Academics
  /  
Courses
  /  
Descriptions
IEMS 404-2: Predictive Analytics II


VIEW ALL COURSE TIMES AND SESSIONS

Prerequisites

IEMS 401 and IEMS 462-1 or equivalent

Description

  • This course covers nonparametric modeling of complex, nonlinear predictive relationships between variables. Covered supervised learning methods include neural networks, trees, nearest neighbors, local kernel weighting, boosted trees, random forests, support vector machines, and naive Bayes.

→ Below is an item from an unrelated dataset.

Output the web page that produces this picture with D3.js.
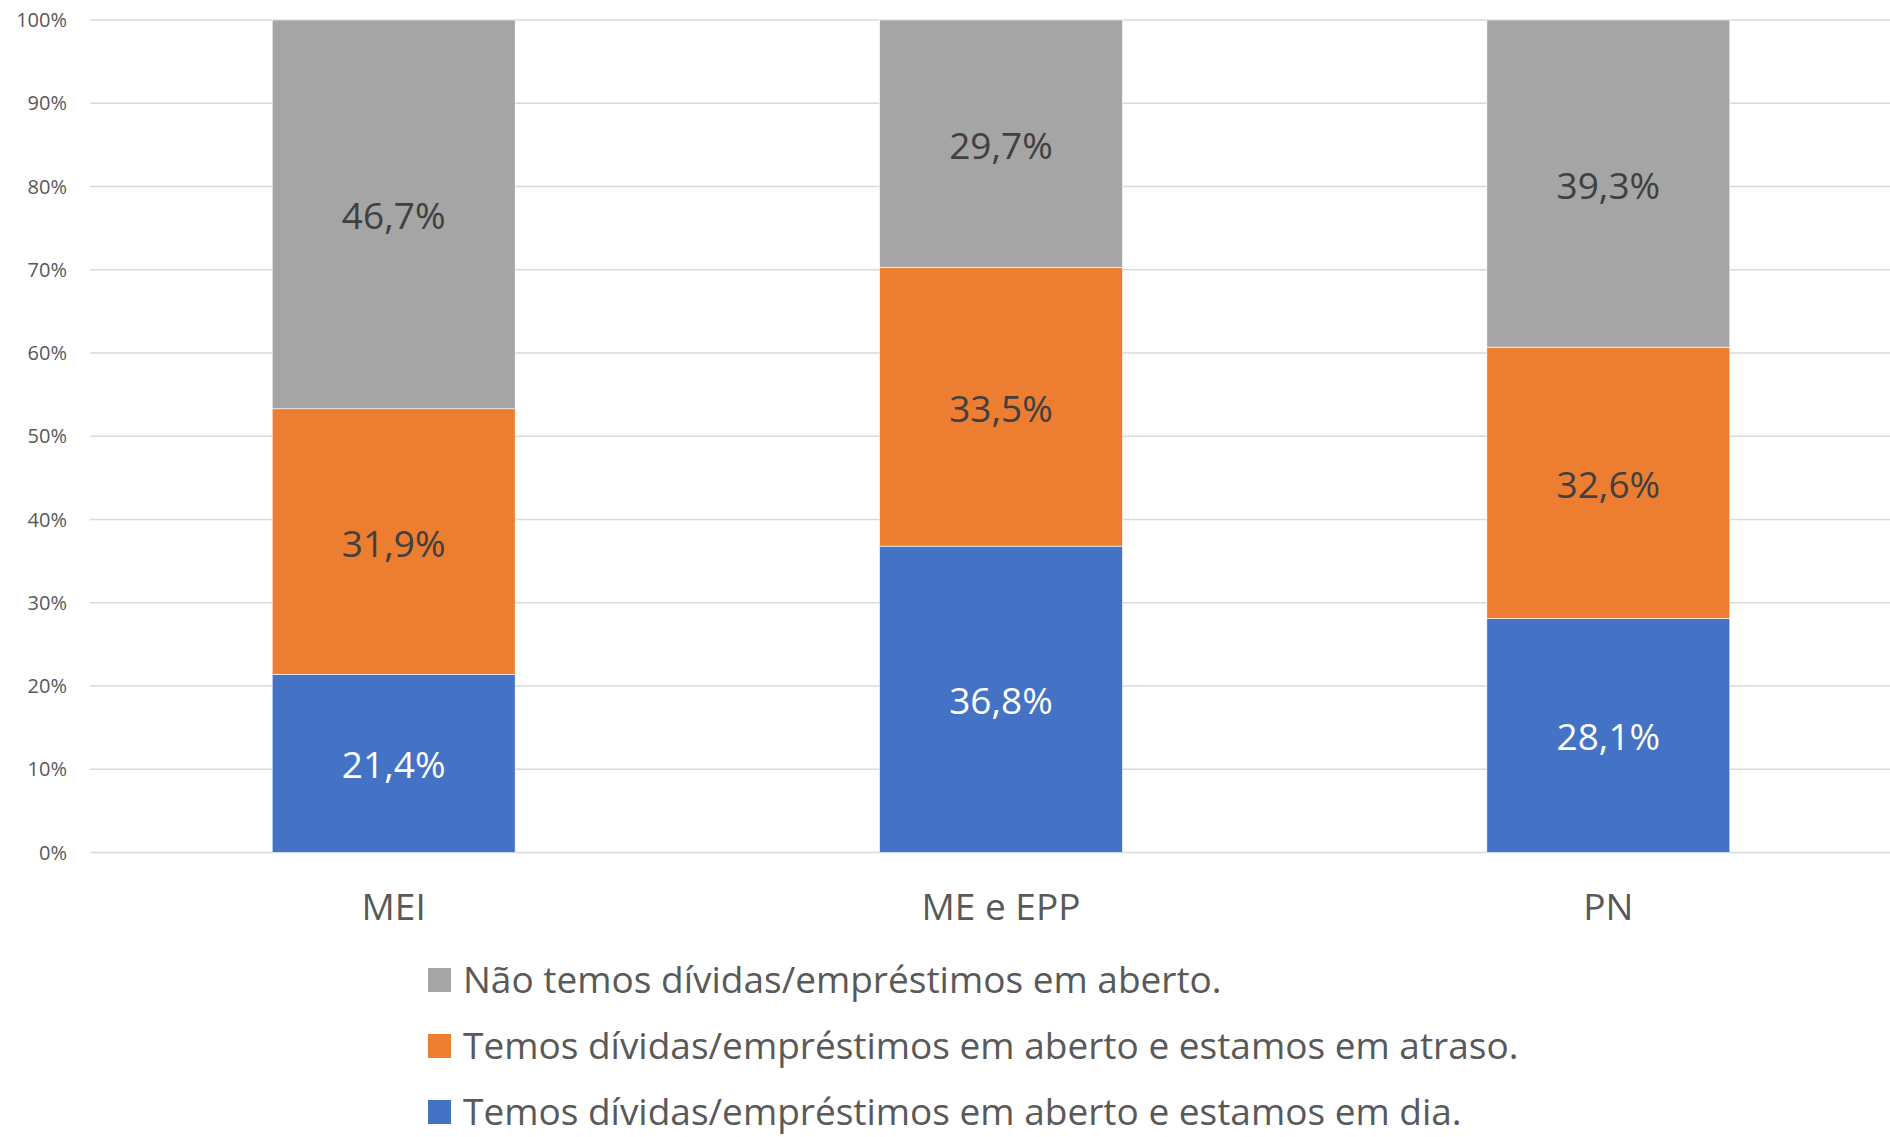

Emphasis is on practical implementation of predictive modeling, as well as theoretical concepts for building a deeper understanding of the methods.

Learning Objectives

  • This course is the second part of a two-part sequence and builds on material covered in the first part, IEMS 462-1. The broad objective of the two-part sequence is to cover concepts and tools that enable students to skillfully build, interpret, and use predictive models with medium to large data sets.
  • Whereas 462-1 focuses on classical parametric models (primarily linear and logistic regression and some generalized linear models), in this course students will learn nonparametric models that are able to capture complex, nonlinear predictive relationships between variables.
  • Although this course is applied in that the emphasis is on how to effectively implement predictive modeling, students will also learn certain theoretical concepts that help build an understanding of the methods.

Topics

  • (Brief review of) fundamental concepts in supervised learning, including MLE, nonlinear least squares, bootstrapping, Fisher information, model selection and evaluation, shrinkage/regularization and bias vs. variance tradeoff, ridge regression, LASSO, stepwise regression, ideal Bayes classifier and predictor, imbalanced response classes
  • Neural networks
  • Visualizing black-box predictive models
  • Classification and regression trees
  • Nearest neighbors
  • Local methods and kernel smoothing
  • Generalized additive models, projection pursuit regression, and basis functions
  • Ensemble methods: Bagging, stacking, boosted trees, random forests
  • Support vector machines
  • Naive Bayes
  • Unsupervised learning concepts in predictive modeling, including PCA, nonlinear dimensionality reduction, kernel density estimation

Materials

  • The Elements of Statistical Learning: Data Mining, Inference, and Prediction. 2nd Ed., by Trevor Hastie, Robert Tibshirani, Jerome Friedman, Springer, 2009.
  • An Introduction to Statistical Learning with Applications in R, by Gareth James, Daniela Witten, Trevor Hastie, and Robert Tibshirani, Springer Texts in Statistics. ISBN 978-1-4614-7138-7.
  • Class Notes

Prerequisites

  • IEMS 401 and IEMS 462-1 or equivalent: An in-depth understanding of linear and logistic regression, including model fitting, maximum likelihood estimation, variable and model selection, multicollinearity, outliers, ridge and lasso regression. Familiarity with applied linear algebra and basic Bayesian statistics is also assumed. Proficiency in programming with data analysis software (R or Python) is assumed.